— Begin —
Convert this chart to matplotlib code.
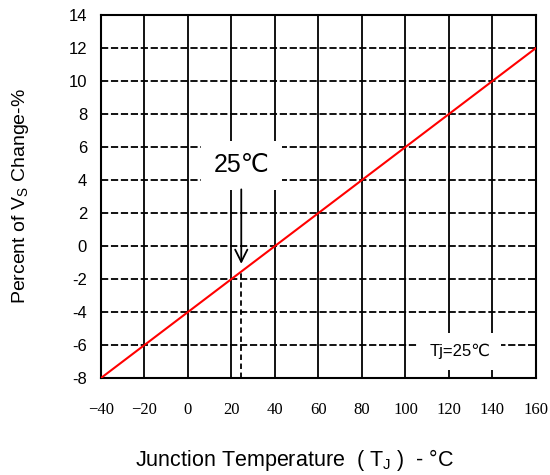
import matplotlib.pyplot as plt
import numpy as np

plt.rcParams['font.family'] = ['Liberation Sans', 'DejaVu Sans']
plt.rcParams['mathtext.fontset'] = 'custom'
plt.rcParams['mathtext.rm'] = 'Liberation Sans'
plt.rcParams['mathtext.it'] = 'Liberation Sans'

# ---- data --------------------------------------------------------
temp_c     = [-40, 160]          # junction temperature endpoints
vs_change  = [-8, 12]            # percent change of Vs
ref_temp   = 24.5                # marked reference point
ref_change = -1.55
x_ticks = [-40, -20, 0, 20, 40, 60, 80, 100, 120, 140, 160]
y_ticks = [-8, -6, -4, -2, 0, 2, 4, 6, 8, 10, 12, 14]

fig = plt.figure(figsize=(5.5, 4.75), dpi=100)
ax = fig.add_axes([0.1836, 0.2042, 0.7909, 0.7642])

# grid: solid verticals, dashed horizontals
for xv in x_ticks[1:-1]:
    ax.axvline(xv, color='black', lw=1.3, zorder=1)
for yv in y_ticks[1:-1]:
    ax.axhline(yv, color='black', lw=1.3, ls=(0, (4, 1.5)), zorder=1)

ax.plot(temp_c, vs_change, color='#ff0000', lw=1.5, zorder=3)

ax.set_xlim(-40, 160)
ax.set_ylim(-8, 14)
ax.set_xticks(x_ticks)
ax.set_yticks(y_ticks)
ax.set_xticklabels([f"{v}".replace('-', '\u2212') for v in x_ticks],
                   family=['Liberation Serif', 'DejaVu Serif'], fontsize=12)
ax.set_yticklabels([str(v) for v in y_ticks], fontsize=12)
ax.tick_params(axis='both', length=0)
ax.tick_params(axis='x', pad=17)
ax.tick_params(axis='y', pad=10)
for s in ax.spines.values():
    s.set_linewidth(1.5)

# 25 degC annotation
ax.text(ref_temp, 4.9, '25\u2103', fontsize=18, ha='center', va='center',
        bbox=dict(facecolor='white', edgecolor='none', pad=9), zorder=4)
ax.annotate('', xy=(ref_temp, ref_change + 0.3), xytext=(ref_temp, 3.6),
            arrowprops=dict(arrowstyle='->', color='black', lw=1.3,
                            mutation_scale=22), zorder=4)
ax.plot([ref_temp, ref_temp], [-8, ref_change], color='black',
        lw=1.3, ls=(0, (3, 2)), zorder=2)

ax.text(125, -6.4, 'Tj=25\u2103', fontsize=12, ha='center', va='center',
        bbox=dict(facecolor='white', edgecolor='none', pad=8), zorder=4)

ax.set_xlabel('Junction Temperature  ( T$_\\mathregular{J}$ )  - \u00b0C',
              fontsize=15.5)
ax.xaxis.set_label_coords(0.446, -0.19)
ax.set_ylabel('Percent of V$_\\mathregular{S}$ Change-%', fontsize=14,
              labelpad=27)

fig.savefig('out.png', dpi=100)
— End —
• Given problem: Pictures are excluded: retype only the lines from the beginning of the listing above through the line with "plt.rcParams['mathtext.it'] = 'Liberation", both included.

• Full solution:
Convert this chart to matplotlib code.
import matplotlib.pyplot as plt
import numpy as np

plt.rcParams['font.family'] = ['Liberation Sans', 'DejaVu Sans']
plt.rcParams['mathtext.fontset'] = 'custom'
plt.rcParams['mathtext.rm'] = 'Liberation Sans'
plt.rcParams['mathtext.it'] = 'Liberation Sans'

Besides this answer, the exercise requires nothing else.